Gangsta Rap - "House Shoes" - Video
PUBLISHED:  Nov 17, 2007
DESCRIPTION:
http://www.deliciousvinyl.com

—GANGSTA RAP BREATHES NEW BREATH INTO GANGSTA RAP—

Formerly Respectable West Coast Rap Label Delicious Vinyl Confounds Faithful Fans By Releasing Gangsta Rap's The Glockumentary

Every musical genre has one artist that defines it.

Grunge had Nirvana.

Django Reinhardt is synonymous with gypsy jazz.

And gangsta rap will forever be equated with N.W.A.

Big fuggin' deal. Has there ever a group bold enough to name themselves after their chosen genre?

Get ready busters, because now there is: Gangsta Rap.

Meet Murder Mike, Du-Rag, and DJ Ballistics, three house shoes-wearing cronies from Compton.

Meet Gangsta Rap.

Finger waves, dookie braids, and curl activator are back with a vengeance.

Beatdowns, beepers, and A-K spray are here to stay. And Gangsta Rap's The Glockumentary is the album of the year. "Well, it would've been album of the year in 1988," says Murder Mike, Gangsta Rap's jheri-curled giant. "We just couldn't get it put out until 2008."

Lead-off single "House Shoes" (peep the video at http://www.youtube.com/deliciousvinyl) directed by notable cinematic also-ran Coke Daniels, offers fans a malt-liquored taste of what they can witness in gut-churning excess with the movie Gangsta Rap: The Glockumentary (due on DVD from Th!nkFilm on out February 5, 2008). And "House Shoes" — a tribute to those cheap-ass faux-corduroy footwear so beloved in the 'hood — is but one of the eleven songs on The Glockumentary. Consider it a soundtrack that can stand apart from the film that inspired it. It's kinda like Six-String Samurai that way.

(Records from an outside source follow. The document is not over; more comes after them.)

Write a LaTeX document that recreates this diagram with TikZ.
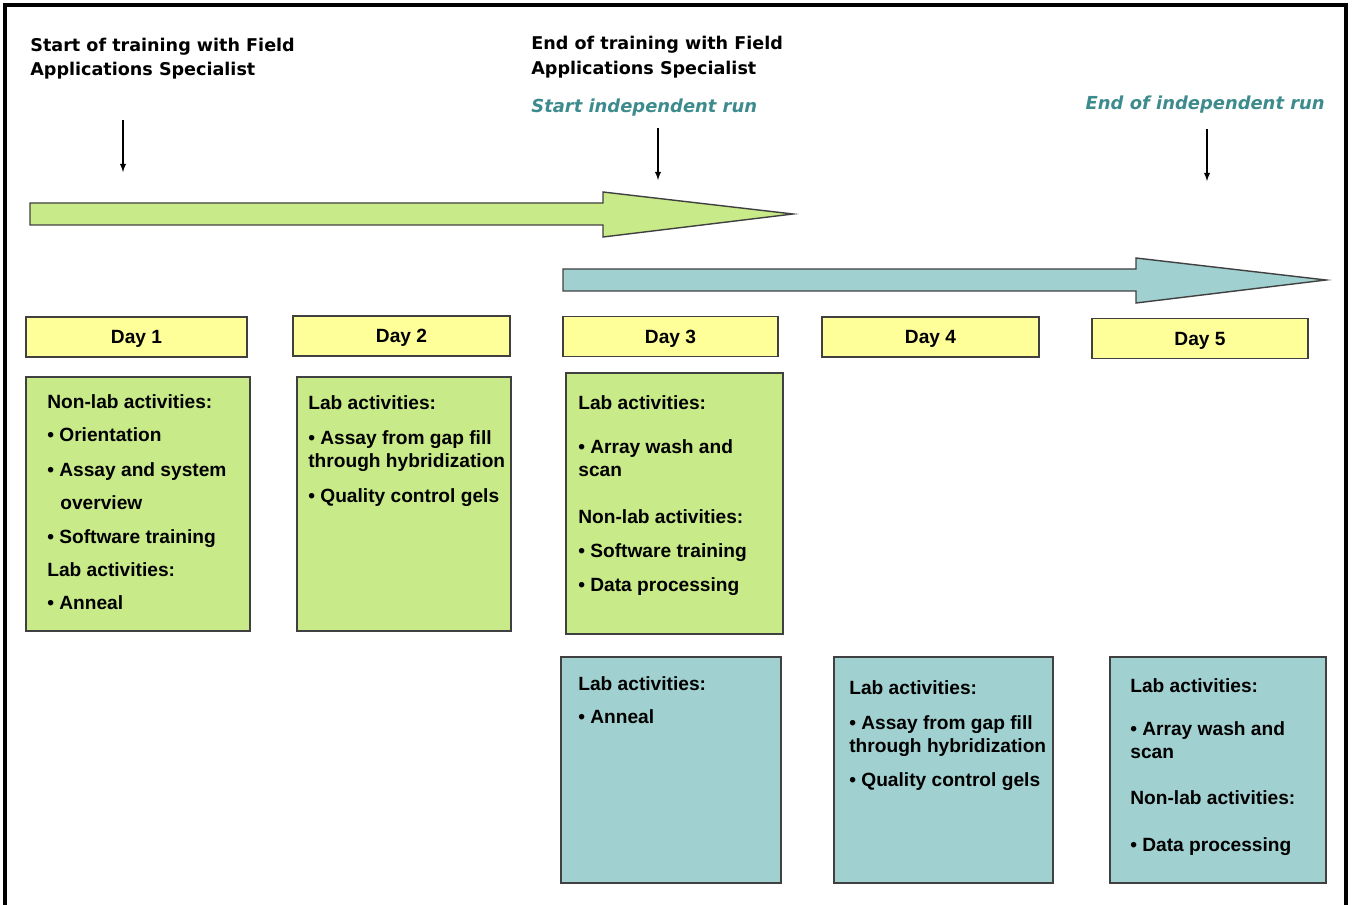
\documentclass[tikz,border=0pt]{standalone}
\usepackage{fontspec}
\setmainfont{Liberation Sans}
\newfontfamily\hdfont{DejaVu Sans}
\usetikzlibrary{arrows,positioning}

\definecolor{boxgreen}{RGB}{200,234,136}
\definecolor{boxteal}{RGB}{160,208,208}
\definecolor{dayyellow}{RGB}{255,255,153}
\definecolor{runteal}{RGB}{62,139,142}
\definecolor{edgegray}{RGB}{64,64,64}

\tikzset{
  txt/.style={right, inner sep=0pt, font=\bfseries\fontsize{10.9}{13}\selectfont, text height=7.8pt, text depth=0pt},
  hd/.style={right, inner sep=0pt, font=\hdfont\bfseries\fontsize{10}{12}\selectfont, text height=7.3pt, text depth=0pt},
  run/.style={hd, text=runteal, font=\hdfont\bfseries\itshape\fontsize{10.2}{12}\selectfont},
  daybox/.style={draw=edgegray, line width=0.9pt, fill=dayyellow, minimum height=0.8cm, inner sep=0pt, text height=7.8pt, text depth=0pt, font=\bfseries\fontsize{10.9}{13}\selectfont},
  actbox/.style={draw=edgegray, line width=0.9pt, inner sep=0pt},
  bigarrow/.style={draw=edgegray, line width=0.8pt, line join=miter},
  pointer/.style={-latex, line width=0.6pt}
}

\begin{document}
\begin{tikzpicture}[x=0.02cm,y=-0.02cm]
    \useasboundingbox (0,0) rectangle (1352,905);
    \draw[line width=1.8pt] (5,905) -- (5,5) -- (1346,5) -- (1346,905);

    % headings
    \node[hd] (ST1) at (30,45) {Start of training with Field};
    \node[hd] (ST2) at (30,69) {Applications Specialist};
    \node[hd] (ET1) at (531,43) {End of training with Field};
    \node[hd] (ET2) at (531,68) {Applications Specialist};
    \node[run] (SR) at (531,106) {Start independent run};
    \node[run, left] (ER) at (1325,103) {End of independent run};

    \coordinate (M1s) at (123,120);
    \coordinate (M1e) at (123,172);
    \coordinate (M2s) at (658,128);
    \coordinate (M2e) at (658,180);
    \coordinate (M3s) at (1207,129);
    \coordinate (M3e) at (1207,181);
    \draw[pointer] (M1s) -- (M1e);
    \draw[pointer] (M2s) -- (M2e);
    \draw[pointer] (M3s) -- (M3e);

    % block arrows
    \draw[bigarrow, fill=boxgreen] (30,203) -- (603,203) -- (603,192) -- (793,214)
        -- (603,237) -- (603,225) -- (30,225) -- cycle;
    \draw[bigarrow, fill=boxteal] (563,269) -- (1136,269) -- (1136,258) -- (1326,280)
        -- (1136,303) -- (1136,291) -- (563,291) -- cycle;

    % days
    \node[daybox, minimum width=4.42cm] (D1) at (136.5,337) {Day 1};
    \node[daybox, minimum width=4.34cm] (D2) at (401.5,336) {Day 2};
    \node[daybox, minimum width=4.30cm] (D3) at (670.5,336.5) {Day 3};
    \node[daybox, minimum width=4.34cm] (D4) at (930.5,337) {Day 4};
    \node[daybox, minimum width=4.32cm] (D5) at (1200,338.5) {Day 5};

    % activity boxes
    \node[actbox, fill=boxgreen, minimum width=4.48cm, minimum height=5.08cm] (G1) at (138,504) {};
    \node[actbox, fill=boxgreen, minimum width=4.28cm, minimum height=5.08cm] (G2) at (404,504) {};
    \node[actbox, fill=boxgreen, minimum width=4.34cm, minimum height=5.22cm] (G3) at (674.5,503.5) {};
    \node[actbox, fill=boxteal, minimum width=4.40cm, minimum height=4.52cm] (T3) at (671,770) {};
    \node[actbox, fill=boxteal, minimum width=4.38cm, minimum height=4.52cm] (T4) at (943.5,770) {};
    \node[actbox, fill=boxteal, minimum width=4.32cm, minimum height=4.52cm] (T5) at (1218,770) {};

    \node[txt] (G1a) at (47,402) {Non-lab activities:};
    \node[txt] (G1b) at (47,435) {• Orientation};
    \node[txt] (G1c) at (47,470) {• Assay and system};
    \node[txt] (G1d) at (60,503) {overview};
    \node[txt] (G1e) at (47,537) {• Software training};
    \node[txt] (G1f) at (47,570) {Lab activities:};
    \node[txt] (G1g) at (47,603) {• Anneal};

    \node[txt] (G2a) at (308,403) {Lab activities:};
    \node[txt] (G2b) at (308,438) {• Assay from gap fill};
    \node[txt] (G2c) at (308,461) {through hybridization};
    \node[txt] (G2d) at (308,496) {• Quality control gels};

    \node[txt] (G3a) at (578,403) {Lab activities:};
    \node[txt] (G3b) at (578,447) {• Array wash and};
    \node[txt] (G3c) at (578,470) {scan};
    \node[txt] (G3d) at (578,517) {Non-lab activities:};
    \node[txt] (G3e) at (578,551) {• Software training};
    \node[txt] (G3f) at (578,585) {• Data processing};

    \node[txt] (T3a) at (578,684) {Lab activities:};
    \node[txt] (T3b) at (578,717) {• Anneal};

    \node[txt] (T4a) at (849,688) {Lab activities:};
    \node[txt] (T4b) at (849,723) {• Assay from gap fill};
    \node[txt] (T4c) at (849,746) {through hybridization};
    \node[txt] (T4d) at (849,780) {• Quality control gels};

    \node[txt] (T5a) at (1130,686) {Lab activities:};
    \node[txt] (T5b) at (1130,729) {• Array wash and};
    \node[txt] (T5c) at (1130,752) {scan};
    \node[txt] (T5d) at (1130,798) {Non-lab activities:};
    \node[txt] (T5e) at (1130,845) {• Data processing};
\end{tikzpicture}
\end{document}
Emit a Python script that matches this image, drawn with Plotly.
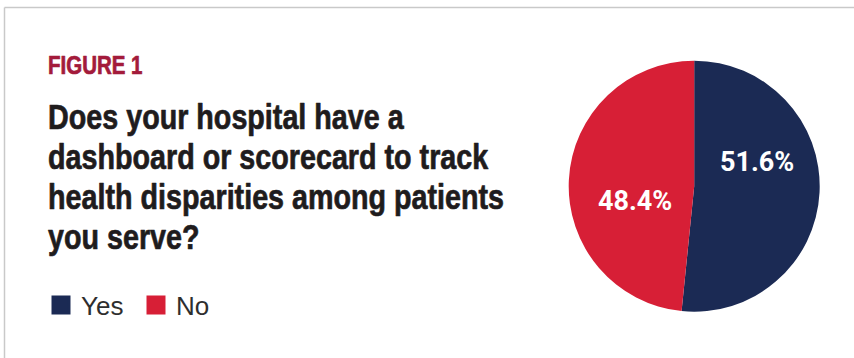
import math
import plotly.graph_objects as go

# ---- data ----
categories = ["Yes", "No"]
values = [51.6, 48.4]
colors = ["#1b2a54", "#d71f36"]
figure_label = "FIGURE 1"
title_lines = [
    "Does your hospital have a",
    "dashboard or scorecard to track",
    "health disparities among patients",
    "you serve?",
]

W, H = 854, 358


def px(x):
    return x / W


def py(y):
    return 1 - y / H


COND = "Liberation Sans, Arial, sans-serif"

fig = go.Figure()

# pie geometry (pixels)
cx, cy, R = 694.2, 186.2, 125.5
fig.add_trace(go.Pie(
    labels=categories,
    values=values,
    sort=False,
    direction="clockwise",
    rotation=0,
    marker=dict(colors=colors, line=dict(width=0)),
    textinfo="none",
    hoverinfo="label+percent",
    showlegend=False,
    domain=dict(x=[px(cx - R), px(cx + R)], y=[py(cy + R), py(cy - R)]),
))

# legend entries
for cat, col in zip(categories, colors):
    fig.add_trace(go.Scatter(
        x=[None], y=[None], mode="markers", name=cat,
        marker=dict(symbol="square", size=16, color=col, line=dict(color=col, width=3)),
        showlegend=True, hoverinfo="skip",
    ))

annotations = []
# percentage labels placed relative to each slice's mid-angle (computed from data)
label_angle_shift = [-24, -17]
label_radius = [0.537, 0.485]
total = sum(values)
cum = 0.0
for v, da, rf in zip(values, label_angle_shift, label_radius):
    mid = (cum + v / 2) / total * 360.0
    cum += v
    ang = math.radians(mid + da)
    r = rf * R
    lx = cx + r * math.sin(ang)
    ly = cy - r * math.cos(ang)
    annotations.append(dict(
        x=px(lx), y=py(ly), xref="paper", yref="paper",
        text=f"<b>{v:.1f}%</b>", showarrow=False,
        xanchor="center", yanchor="middle",
        font=dict(family="Roboto, sans-serif", size=27, color="white"),
    ))

annotations.append(dict(
    x=px(45.5), y=py(64.5), xref="paper", yref="paper",
    text=f"<b>{figure_label}</b>", showarrow=False,
    xanchor="left", yanchor="middle",
    font=dict(family=COND, size=25, color="#a31b3b"),
))

for i, line in enumerate(title_lines):
    base = 129.3 + 40 * i
    annotations.append(dict(
        x=px(45.5), y=py(base - 12.5), xref="paper", yref="paper",
        text=f"<b>{line}</b>", showarrow=False,
        xanchor="left", yanchor="middle",
        font=dict(family=COND, size=35, color="#1f1c1d"),
    ))

shapes = [
    dict(type="line", xref="paper", yref="paper", x0=px(4.5), x1=1.0,
         y0=py(7.5), y1=py(7.5), line=dict(color="#c9c9c9", width=1.5)),
    dict(type="line", xref="paper", yref="paper", x0=px(4.5), x1=px(4.5),
         y0=py(7.5), y1=0, line=dict(color="#c9c9c9", width=1.5)),
]

fig.update_layout(
    width=W, height=H,
    margin=dict(l=0, r=0, t=0, b=0),
    paper_bgcolor="white", plot_bgcolor="white",
    xaxis=dict(visible=False), yaxis=dict(visible=False),
    showlegend=True,
    legend=dict(
        orientation="h", x=px(41), y=py(305), xanchor="left", yanchor="middle",
        font=dict(family="Liberation Sans, Arial, sans-serif", size=26, color="#2e2e2e"),
        bgcolor="rgba(0,0,0,0)", itemclick=False, itemdoubleclick=False,
        entrywidth=50, entrywidthmode="pixels",
    ),
    annotations=annotations,
    shapes=shapes,
)

# Condense the title texts horizontally (narrow heavy look), keeping them as real text
post_js = """
(function(){
  var gd = document.getElementById('{plot_id}');
  function condense(){
    var ts = gd.querySelectorAll('text.annotation-text');
    ts.forEach(function(t){
      var ff = (t.style.fontFamily || '') + ' ' + (t.getAttribute('style') || '');
      if (ff.indexOf('Liberation') >= 0) {
        t.style.transformBox = 'fill-box';
        t.style.transformOrigin = 'left center';
        t.style.transform = 'scaleX(0.82)';
        var fill = t.style.fill || window.getComputedStyle(t).fill;
        t.style.stroke = fill;
        t.style.strokeWidth = '0.7px';
        t.style.strokeLinejoin = 'round';
      }
    });
  }
  condense();
  if (gd && gd.on) { gd.on('plotly_afterplot', condense); }
  setTimeout(condense, 50);
})();
"""

fig.write_html("out.html", post_script=post_js)
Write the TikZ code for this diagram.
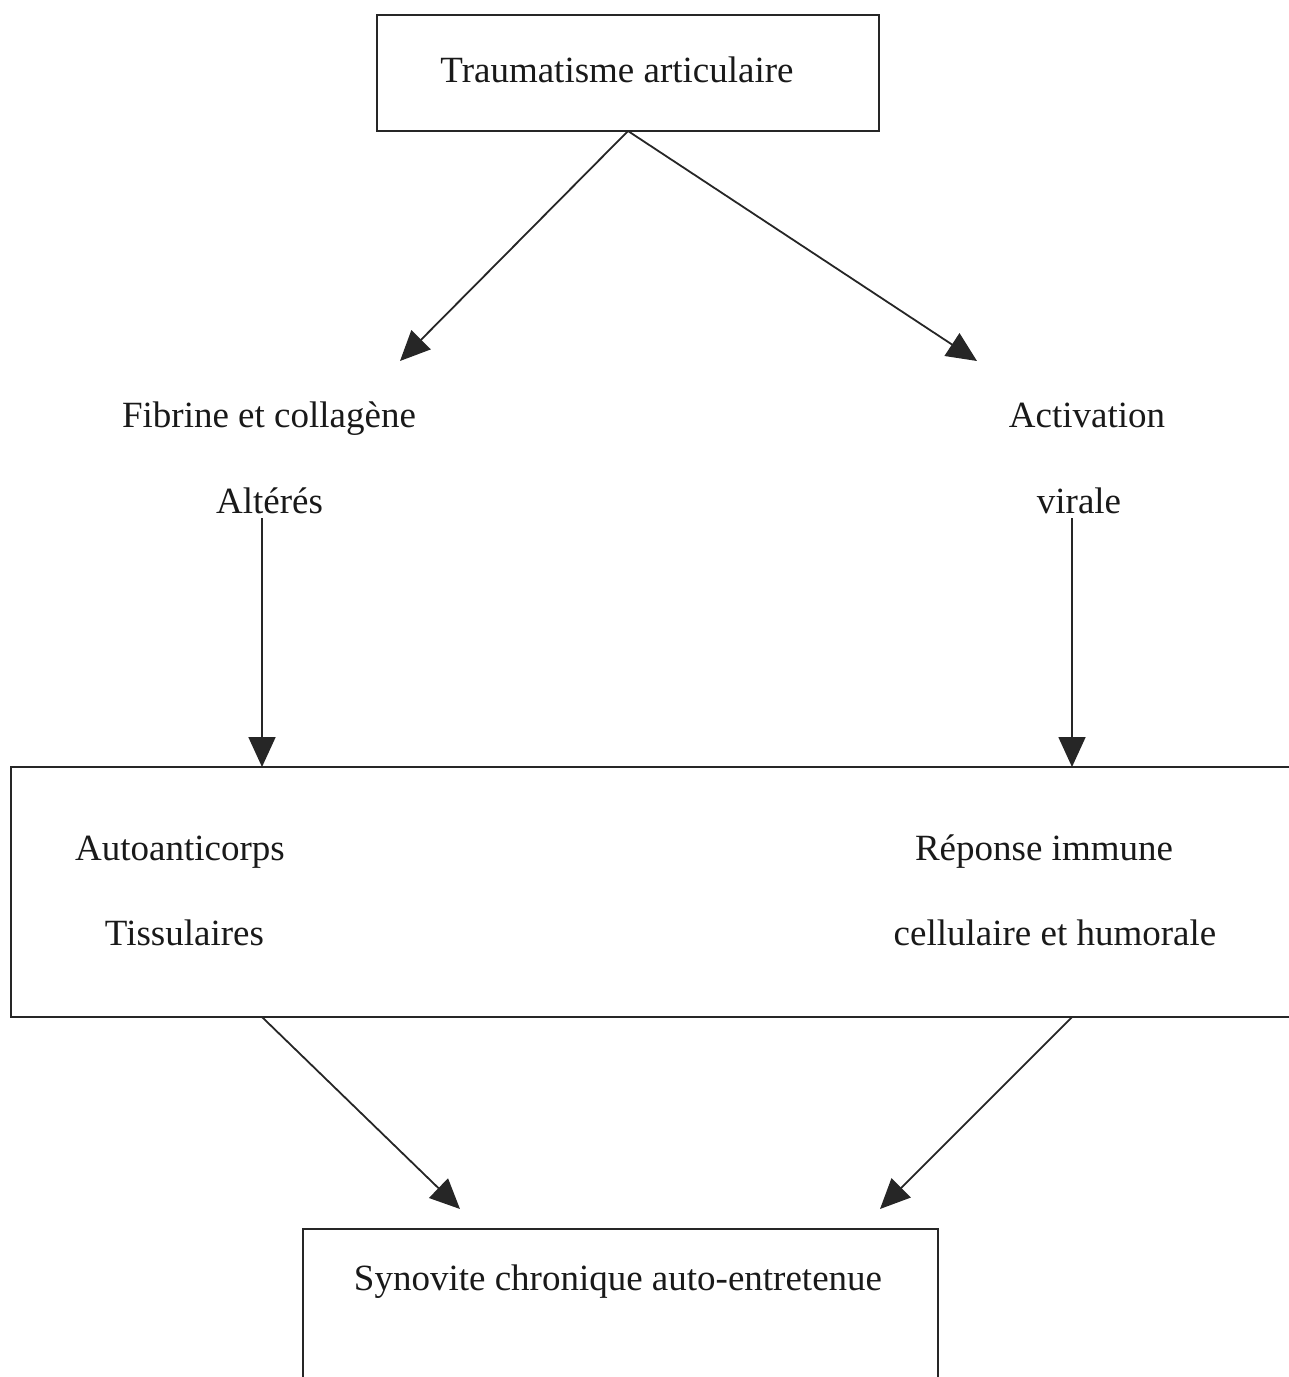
\documentclass[tikz,border=0pt]{standalone}
\usepackage{fontspec}
\setmainfont{Liberation Serif}
\usetikzlibrary{arrows.meta}
\begin{document}
\begin{tikzpicture}[x=1pt,y=-1pt,
  box/.style={draw=black!85, line width=1.8pt, inner sep=0pt},
  lbl/.style={anchor=base, inner sep=0pt, text=black!90, font=\fontsize{37}{44}\selectfont},
  arr/.style={draw=black!85, line width=1.8pt, -{Triangle[length=30pt,width=27pt]}}]
\useasboundingbox (0,0) rectangle (1289,1377);
\clip (0,0) rectangle (1289,1377);
% boxes
\node[box, minimum width=502pt, minimum height=116pt] (top) at (628,73) {};
\node[box, minimum width=1300pt, minimum height=250pt] (mid) at (661,892) {};
\node[box, minimum width=635pt, minimum height=200pt] (bot) at (620.5,1329) {};
% texts
\node[lbl] (t1) at (617,82) {Traumatisme articulaire};
\node[lbl] (f1) at (269,427) {Fibrine et collagène};
\node[lbl] (f2) at (269.5,513) {Altérés};
\node[lbl] (a1) at (1087,427) {Activation};
\node[lbl] (a2) at (1079,513) {virale};
\node[lbl] (m1) at (180,860) {Autoanticorps};
\node[lbl] (m2) at (184.5,945) {Tissulaires};
\node[lbl] (m3) at (1044,860) {Réponse immune};
\node[lbl] (m4) at (1055,945) {cellulaire et humorale};
\node[lbl] (s1) at (618,1290) {Synovite chronique auto-entretenue};
% connector points
\coordinate (apex) at (628,131);
\coordinate (fl) at (400,361);
\coordinate (fr) at (977,361);
\coordinate (vl0) at (262,518);
\coordinate (vl1) at (262,767);
\coordinate (vr0) at (1072,518);
\coordinate (vr1) at (1072,767);
\coordinate (dl0) at (262,1017);
\coordinate (dl1) at (460,1209);
\coordinate (dr0) at (1072,1017);
\coordinate (dr1) at (880,1209);
% arrows
\draw[arr] (apex) -- (fl);
\draw[arr] (apex) -- (fr);
\draw[arr] (vl0) -- (vl1);
\draw[arr] (vr0) -- (vr1);
\draw[arr] (dl0) -- (dl1);
\draw[arr] (dr0) -- (dr1);
\end{tikzpicture}
\end{document}
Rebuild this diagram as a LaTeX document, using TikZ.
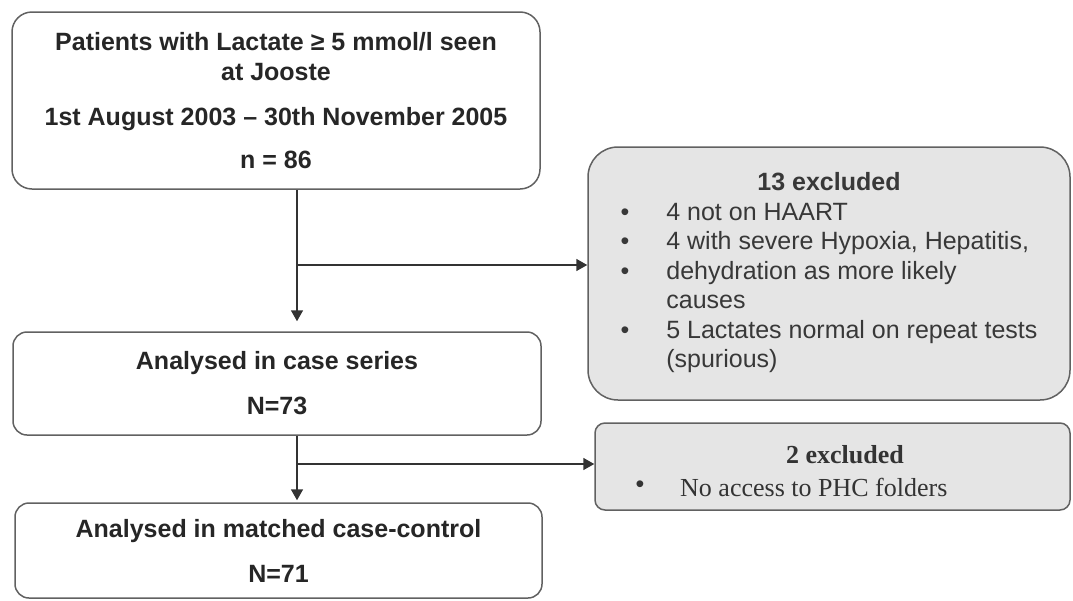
\documentclass[tikz,border=0pt]{standalone}
\usepackage{fontspec}
\setmainfont{Liberation Sans}
\newfontfamily\serifb{Liberation Serif}
\usetikzlibrary{arrows.meta,calc}
\begin{document}
\begin{tikzpicture}[x=1pt,y=-1pt,
  box/.style={draw=black!62, line width=1.5pt, rounded corners=#1, align=center, inner sep=0pt, text=black!85},
  box/.default=16pt,
  graybox/.style={box=#1, fill=black!10},
  conn/.style={draw=black!80, line width=1.6pt, -{Triangle[length=11pt,width=12pt]}},
  boldtxt/.style={font=\fontsize{25}{#1}\selectfont\bfseries},
  sertxt/.style={inner sep=0pt, text=black!80, font=\serifb\fontsize{26}{30}\selectfont},
]
\useasboundingbox (0,0) rectangle (1073,600);

% main column
\node[box=20pt, minimum width=528pt, minimum height=177pt, boldtxt=30] (pop) at (276,100.5)
  {Patients with Lactate ≥ 5 mmol/l seen\\at Jooste\\[15pt]1st August 2003 – 30th November 2005\\[13pt]n = 86};
\node[box=14pt, minimum width=528pt, minimum height=103pt, boldtxt=45] (cs) at (277,383.5)
  {Analysed in case series\\N=73};
\node[box=14pt, minimum width=527pt, minimum height=95pt, boldtxt=45] (cc) at (278.5,550.5)
  {Analysed in matched case-control\\N=71};

% exclusion boxes
\node[graybox=30pt, minimum width=482pt, minimum height=253pt, text=black!78,
      font=\fontsize{25}{29.5}\selectfont] (ex1) at (829,273.5)
  {\begin{tabular}{@{}c@{\hspace{37pt}}l@{}}
   \multicolumn{2}{c}{\bfseries 13 excluded}\\
   \textbullet & 4 not on HAART\\
   \textbullet & 4 with severe Hypoxia, Hepatitis,\\
   \textbullet & dehydration as more likely\\
               & causes\\
   \textbullet & 5 Lactates normal on repeat tests\\
               & (spurious)
   \end{tabular}};
\node[graybox=10pt, minimum width=475pt, minimum height=87pt] (ex2) at (832.5,466.5) {};
\node[sertxt, font=\serifb\fontsize{26}{30}\selectfont\bfseries] (ex2t) at (845,455) {2 excluded};
\node[inner sep=0pt, text=black!80, font=\fontsize{25}{30}\selectfont] (ex2b) at (640,487) {\textbullet};
\node[sertxt, anchor=west] (ex2i) at (680,487) {No access to PHC folders};

% connectors
\coordinate (j1) at (297,265);
\coordinate (j2) at (297,464);
\draw[conn, shorten >=10pt] (pop.south -| j1) -- (cs.north -| j1);
\draw[conn] (j1) -- (j1 -| ex1.west);
\draw[conn, shorten >=2pt] (cs.south -| j2) -- (cc.north -| j2);
\draw[conn] (j2) -- (j2 -| ex2.west);
\end{tikzpicture}
\end{document}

"Bitch Stop Lyin", "My Mama's A Bitch" and "N***a N***a N***a" are just three of Gangsta Rap's belowest common denominator tracks designed to puncture teflon-coated eardrums. The Glockumentary makes Parental Advisory Warning stickers seem as inadequate as sandbags on a New Orleans levee. As Gangsta Rap's ruthlessest rapper Du-Rag thoughtfully observes: "Our music is not suitable for children, who are sure to love it."

"I can't possibly see how this is sort of regressive, profane, been-done-before gangsta rap is going to work," one L.A. Times journalist said upon heading into a grossly-underattended listening session for The Glockumentary. An hour later the same hack was headed to the emergency ward, his guts having exploded from laughing so hard. "As long as we put 'em in the hospital," says Du Rag, "I don't care how they get there."

Gangsta Rap was a surprise signing to Delicious Vinyl, the long-respected Los Angeles home to groups like Tone-Loc and The Pharcyde. When asked about the signing, Delicious Vinyl president Michael Ross admitted, "We're officially hemorrhaging credibility like there's no tomorrow." When asked about this dispiriting comment from the head of their label, Du-Rag had this to say: "Hemorrhaging, that means they bleeding right? Cool." And Murder Mike clarified: "What he mean 'like no tomorrow'? There is no tomorrow, fool!"

If that's true, and Gangsta Rap never lives to contribute another opus, well, Du-Rag has but one request:

"When I die put D's on my hearse." Gangsta Rap is gangsta rap. And vice versa.